## BEGIN

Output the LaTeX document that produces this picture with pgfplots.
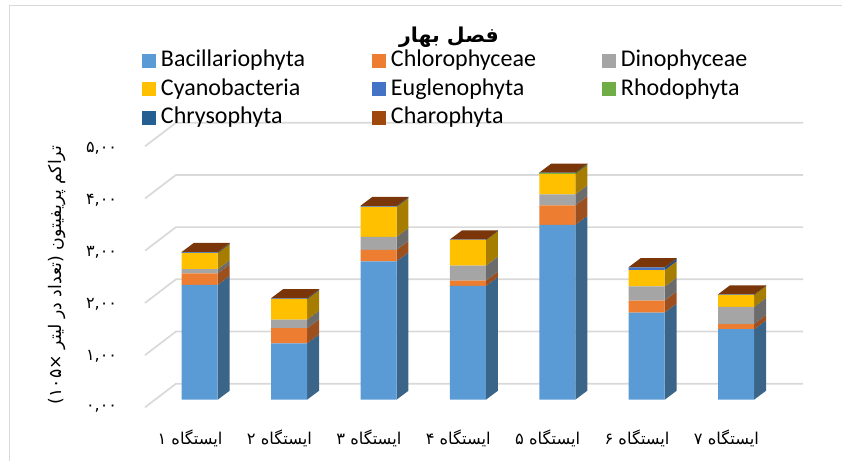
\documentclass[border=0pt]{standalone}
\usepackage{fontspec}
\usepackage{pgfplots}
\usepackage{pgfplotstable}
\pgfplotsset{compat=1.18}
\TeXXeTstate=1
\setmainfont{Carlito}
\newfontfamily\arabicfont[Script=Arabic]{DejaVu Sans}
\newcommand\faL[1]{{\arabicfont\beginL #1\endL}}
\definecolor{cBac}{HTML}{5B9BD5}\definecolor{cChl}{HTML}{ED7D31}
\definecolor{cDin}{HTML}{A5A5A5}\definecolor{cCya}{HTML}{FFC000}
\definecolor{cEug}{HTML}{4472C4}\definecolor{cRho}{HTML}{70AD47}
\definecolor{cChr}{HTML}{255E91}\definecolor{cCha}{HTML}{9E480E}
\definecolor{sBac}{HTML}{3A6589}\definecolor{sChl}{HTML}{9C5020}
\definecolor{sDin}{HTML}{6C6C6C}\definecolor{sCya}{HTML}{A67D00}
\definecolor{sEug}{HTML}{2C4A80}\definecolor{sRho}{HTML}{49712E}
\definecolor{sChr}{HTML}{183D5E}\definecolor{sCha}{HTML}{673009}
\definecolor{tCha}{HTML}{7A3608}
\definecolor{gridc}{HTML}{D9D9D9}
\pgfplotstableread{
st Bac Chl Din Cya Eug Rho Chr Cha
1 2.20 0.22 0.08 0.31 0.010 0.000 0.005 0.005
2 1.08 0.29 0.165 0.39 0.010 0.000 0.005 0.005
3 2.65 0.22 0.25 0.575 0.010 0.000 0.005 0.005
4 2.18 0.10 0.29 0.49 0.005 0.000 0.003 0.002
5 3.35 0.375 0.21 0.39 0.000 0.020 0.003 0.002
6 1.67 0.23 0.27 0.31 0.050 0.000 0.005 0.005
7 1.35 0.10 0.33 0.23 0.005 0.000 0.003 0.002
}\datatable
\newcommand\oneface[3]{%
  \pgfplotstablegetelem{#1}{#2}\of\datatable
  \pgfmathsetmacro\yb{\cum}%
  \pgfmathsetmacro\yt{\cum+\pgfplotsretval}%
  \pgfmathsetmacro\xa{#1+1+0.2013}%
  \pgfmathsetmacro\xb{\xa+0.1342}%
  \pgfmathsetmacro\ybb{\yb+0.1724}%
  \pgfmathsetmacro\ytt{\yt+0.1724}%
  \edef\temp{\noexpand\addplot[fill=#3,draw=none,forget plot] coordinates {(\xa,\yb)(\xb,\ybb)(\xb,\ytt)(\xa,\yt)};}\temp
  \global\let\cum\yt
}
\newcommand\faces[1]{%
  \gdef\cum{0}%
  \oneface{#1}{Bac}{sBac}\oneface{#1}{Chl}{sChl}\oneface{#1}{Din}{sDin}\oneface{#1}{Cya}{sCya}%
  \oneface{#1}{Eug}{sEug}\oneface{#1}{Rho}{sRho}\oneface{#1}{Chr}{sChr}\oneface{#1}{Cha}{sCha}%
  \pgfmathsetmacro\xl{#1+1-0.2013}%
  \pgfmathsetmacro\xr{#1+1+0.2013}%
  \pgfmathsetmacro\xs{0.1342}%
  \pgfmathsetmacro\xlb{\xl+\xs}%
  \pgfmathsetmacro\xrb{\xr+\xs}%
  \pgfmathsetmacro\tb{\cum+0.1724}%
  \edef\temp{\noexpand\addplot[fill=tCha,draw=none,forget plot] coordinates {(\xl,\cum)(\xr,\cum)(\xrb,\tb)(\xlb,\tb)};}\temp
}
\pgfplotsset{common/.style={
  at={(145pt,41pt)},anchor=south west,scale only axis,width=658pt,height=310pt,
  xmin=0.3882,xmax=7.7483,ymin=-0.389,ymax=5.55,clip=false,
}}
\begin{document}
\begin{tikzpicture}
\path[use as bounding box] (0pt,0pt) rectangle (842pt,461pt);
\draw[gridc,line width=1.7pt] (9.5pt,0pt) -- (9.5pt,455.5pt) -- (842pt,455.5pt);
\begin{axis}[common,hide axis]
\addplot[gridc,line width=1.7pt,forget plot] coordinates {(0.3882,-0.146) (0.7349,0.3065) (7.7483,0.3065)};

\addplot[gridc,line width=1.7pt,forget plot] coordinates {(0.3882,0.854) (0.7349,1.3065) (7.7483,1.3065)};

\addplot[gridc,line width=1.7pt,forget plot] coordinates {(0.3882,1.854) (0.7349,2.3065) (7.7483,2.3065)};

\addplot[gridc,line width=1.7pt,forget plot] coordinates {(0.3882,2.854) (0.7349,3.3065) (7.7483,3.3065)};

\addplot[gridc,line width=1.7pt,forget plot] coordinates {(0.3882,3.854) (0.7349,4.3065) (7.7483,4.3065)};

\addplot[gridc,line width=1.7pt,forget plot] coordinates {(0.3882,4.854) (0.7349,5.3065) (7.7483,5.3065)};

\faces{0}\faces{1}\faces{2}\faces{3}\faces{4}\faces{5}\faces{6}
\end{axis}
\begin{axis}[common,
  ybar stacked,bar width=36pt,
  axis line style={draw=none},
  major tick length=0pt,
  xtick={0.892,1.892,2.892,3.892,4.892,5.892,6.892},
  xticklabels={{\arabicfont\beginR ایستگاه ۱\endR},{\arabicfont\beginR ایستگاه ۲\endR},{\arabicfont\beginR ایستگاه ۳\endR},{\arabicfont\beginR ایستگاه ۴\endR},{\arabicfont\beginR ایستگاه ۵\endR},{\arabicfont\beginR ایستگاه ۶\endR},{\arabicfont\beginR ایستگاه ۷\endR}},
  ytick={-0.146,0.854,1.854,2.854,3.854,4.854},
  yticklabels={\faL{۰,۰۰},\faL{۱,۰۰},\faL{۲,۰۰},\faL{۳,۰۰},\faL{۴,۰۰},\faL{۵,۰۰}},
  xticklabel style={font=\fontsize{16.3}{19}\selectfont,anchor=center,yshift=-18pt},
  yticklabel style={font=\fontsize{16}{19}\selectfont,anchor=east,xshift=-24.5pt,yshift=-1.5pt},
  title={{\arabicfont\beginR فصل بهار\endR}},
  title style={font=\fontsize{20.5}{24}\selectfont\bfseries,at={(axis description cs:0.462,1.215)},anchor=center},
  ylabel={{\arabicfont\beginR تراکم پریفیتون (تعداد در لیتر ×\beginL ۱۰۵\endL)\endR}},
  ylabel style={font=\fontsize{17.3}{20}\selectfont,at={(axis description cs:-0.1337,0.468)},anchor=center},
  legend columns=3,
  legend image code/.code={\fill[#1] (0pt,-4.5pt) rectangle (14pt,9.5pt);},
  legend style={draw=none,fill=none,inner sep=0pt,outer sep=0pt,anchor=north west,
    at={(axis description cs:-0.0046,1.197)},row sep=0pt,column sep=5pt,
    font=\fontsize{24}{28}\selectfont,cells={anchor=west},
    nodes={inner sep=0pt,text height=18pt,text depth=10.5pt}},
]
\addplot[fill=cBac,draw=none] table[x=st,y=Bac]{\datatable};
\addplot[fill=cChl,draw=none] table[x=st,y=Chl]{\datatable};
\addplot[fill=cDin,draw=none] table[x=st,y=Din]{\datatable};
\addplot[fill=cCya,draw=none] table[x=st,y=Cya]{\datatable};
\addplot[fill=cEug,draw=none] table[x=st,y=Eug]{\datatable};
\addplot[fill=cRho,draw=none] table[x=st,y=Rho]{\datatable};
\addplot[fill=cChr,draw=none] table[x=st,y=Chr]{\datatable};
\addplot[fill=cCha,draw=none] table[x=st,y=Cha]{\datatable};
\legend{\makebox[206pt][l]{Bacillariophyta},\makebox[206pt][l]{Chlorophyceae},\makebox[206pt][l]{Dinophyceae},
\makebox[206pt][l]{Cyanobacteria},\makebox[206pt][l]{Euglenophyta},\makebox[206pt][l]{Rhodophyta},
\makebox[206pt][l]{Chrysophyta},\makebox[206pt][l]{Charophyta}}
\end{axis}
\end{tikzpicture}
\end{document}
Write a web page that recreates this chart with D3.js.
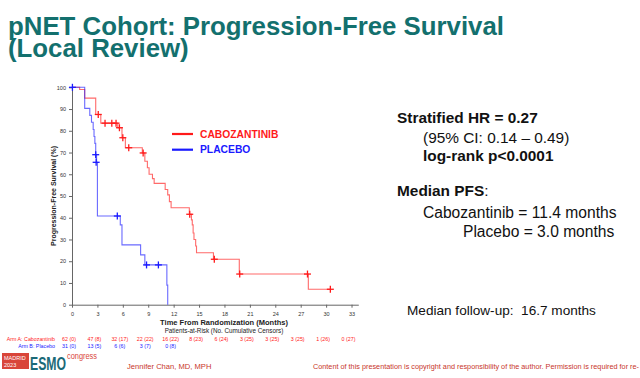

## END

**Description of the task:**
In the records above, find each line holding "this" and copy it.

**Response to the exercise:**
Output the LaTeX document that produces this picture with pgfplots.
Write a web page that recreates this chart with D3.js.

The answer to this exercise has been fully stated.